April’s Fool

personal

It’s been forever since I put a letter after another together here on the blog. Honestly, it’s been getting harder for me to string words together and share what I’ve been going through.

The past few weeks were a whirlwind of bad episodes, I can’t be alone with my thoughts without shedding silent tears even when my best friend sleeps next to me.

I’ve managed to hide the pain when I’m out with friends, I pushed through when work needed to be done, and I’ve once more slathered a smile on my face when I needed to be out in public.

But here’s the truth, I’m exhausted mentally. Emotionally, I feel drained and I feel it taking a toll on my physical health. I can’t sleep before the sun shines through the window, I feel hunger yet my body rejects the food I consume. I try to convince myself that it’s all mind over matter when it comes to this, and logically I understand that there are those that I can ask for help and that they’re there with open arms… whilst grateful, I admit to be ashamed cause what can I offer back?

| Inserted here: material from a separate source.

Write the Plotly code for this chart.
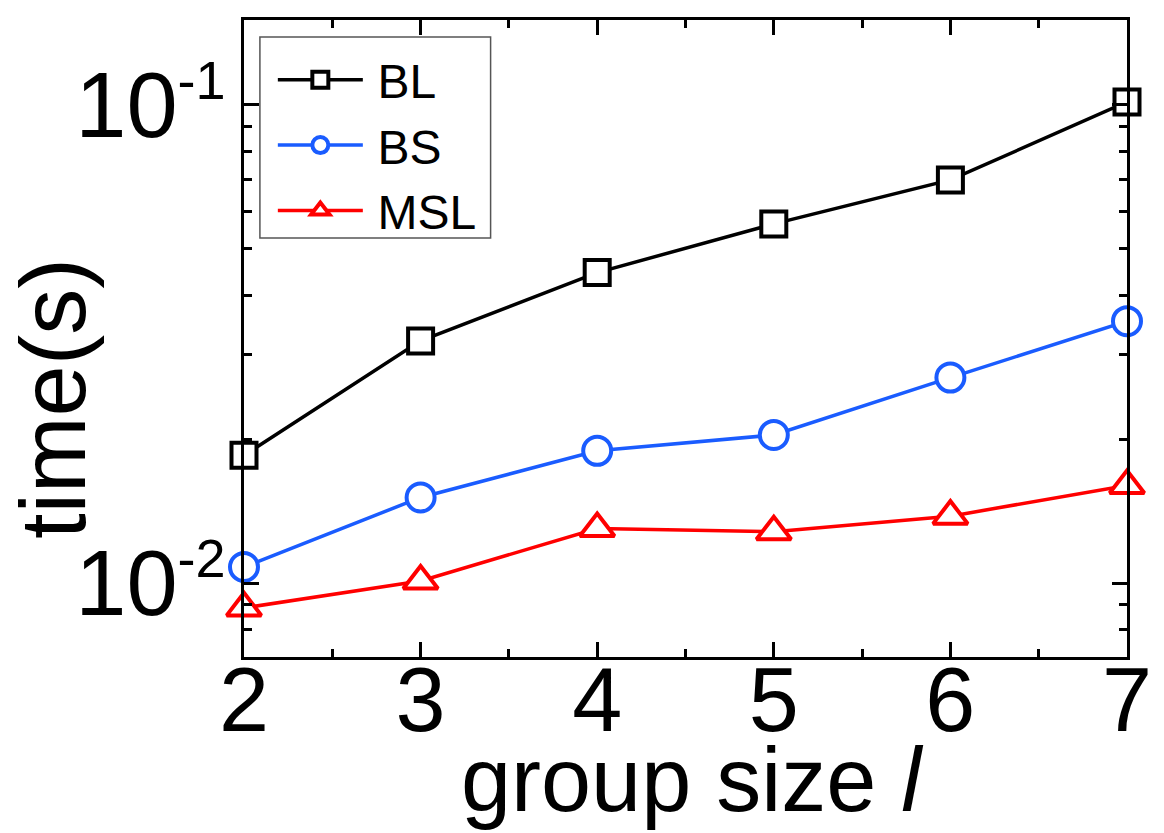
import plotly.graph_objects as go

group_size = [2, 3, 4, 5, 6, 7]
bl = [0.0185, 0.0321, 0.0446, 0.0564, 0.0697, 0.1015]
bs = [0.0108, 0.0151, 0.0189, 0.0204, 0.0269, 0.0353]
msl = [0.00887, 0.0101, 0.0130, 0.0128, 0.0138, 0.0160]

series_names = ["BL", "BS", "MSL"]
y_tickvals = [0.01, 0.1]
y_ticktext = ["10<sup><span style='font-size:54px'>-2</span></sup>",
              "10<sup><span style='font-size:54px'>-1</span></sup>"]
x_tickvals = [2, 3, 4, 5, 6, 7]

FONT = "Liberation Sans, Arial, sans-serif"

styles = [
    dict(color="#000000", symbol="square", size=25),
    dict(color="#1a5cff", symbol="circle", size=28),
    dict(color="#ff0000", symbol="triangle-up", size=30),
]

fig = go.Figure()
for name, vals, st in zip(series_names, [bl, bs, msl], styles):
    fig.add_trace(go.Scatter(
        x=group_size, y=vals, name="\u2009" + name, mode="lines+markers",
        line=dict(color=st["color"], width=3.5),
        marker=dict(symbol=st["symbol"], size=st["size"], color="white",
                    line=dict(color=st["color"], width=4)),
        cliponaxis=False,
    ))

minor_y = [k * 10 ** e for e in (-3, -2, -1) for k in range(2, 10)]

W, H = 1164, 833
L, R, T, B = 244, 32, 20, 176
PW, PH = W - L - R, H - T - B


def px(x):
    return (x - L) / PW


def py(y):
    return (H - B - y) / PH


fig.update_layout(
    width=W, height=H,
    margin=dict(l=L, r=R, t=T, b=B),
    paper_bgcolor="white", plot_bgcolor="white",
    font=dict(family=FONT, color="black"),
    showlegend=True,
    legend=dict(
        x=px(273), y=py(42), xanchor="left", yanchor="top",
        bgcolor="rgba(0,0,0,0)", borderwidth=0,
        font=dict(family=FONT, size=48, color="black"),
        itemwidth=85, tracegroupgap=0,
    ),
    shapes=[dict(type="rect", xref="paper", yref="paper",
                 x0=px(260), x1=px(492), y0=py(238), y1=py(37),
                 line=dict(color="#555555", width=1.5), fillcolor="white", layer="above")],
    xaxis=dict(
        range=[2, 7], tickvals=x_tickvals, ticks="inside", ticklen=15, tickwidth=3,
        tickcolor="black", showline=True, linecolor="black", linewidth=3,
        mirror="ticks", showgrid=False, zeroline=False, ticklabelstandoff=-37,
        tickfont=dict(family=FONT, size=90, color="black"),
        minor=dict(tickvals=[2.5, 3.5, 4.5, 5.5, 6.5], ticks="inside", ticklen=8,
                   tickwidth=3, tickcolor="black", showgrid=False),
    ),
    yaxis=dict(
        type="log", range=[-2.1548, -0.8222], tickvals=y_tickvals, ticktext=y_ticktext,
        ticks="inside", ticklen=15, tickwidth=3, tickcolor="black",
        showline=True, linecolor="black", linewidth=3, mirror="ticks",
        showgrid=False, zeroline=False, ticklabelstandoff=-3,
        tickfont=dict(family=FONT, size=92, color="black"),
        minor=dict(tickvals=minor_y, ticks="inside", ticklen=8, tickwidth=3,
                   tickcolor="black", showgrid=False),
    ),
    annotations=[
        dict(text="time(s)", xref="paper", yref="paper",
             x=px(52), y=py(399), xanchor="center", yanchor="middle",
             textangle=-90, showarrow=False, font=dict(family=FONT, size=92, color="black")),
        dict(text="group size <i>l</i>", xref="paper", yref="paper",
             x=px(695), y=py(780), xanchor="center", yanchor="middle",
             showarrow=False, font=dict(family=FONT, size=90, color="black")),
    ],
)

fig.write_html("out.html")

Today, tears dampened my cheek when I was on a motorbike ride to meet my friends. I tilt my head down at the gathering and kept to my journal. I try to tire myself out but my eyes remain awake. Yet when I sleep, flashes of memories mix itself into my dreams keeping me from waking.

It’s another night I meet with the strike of dawn, I wish I was home but home is a location lost in my past. My heart burns with a lingering pain yearning for relief.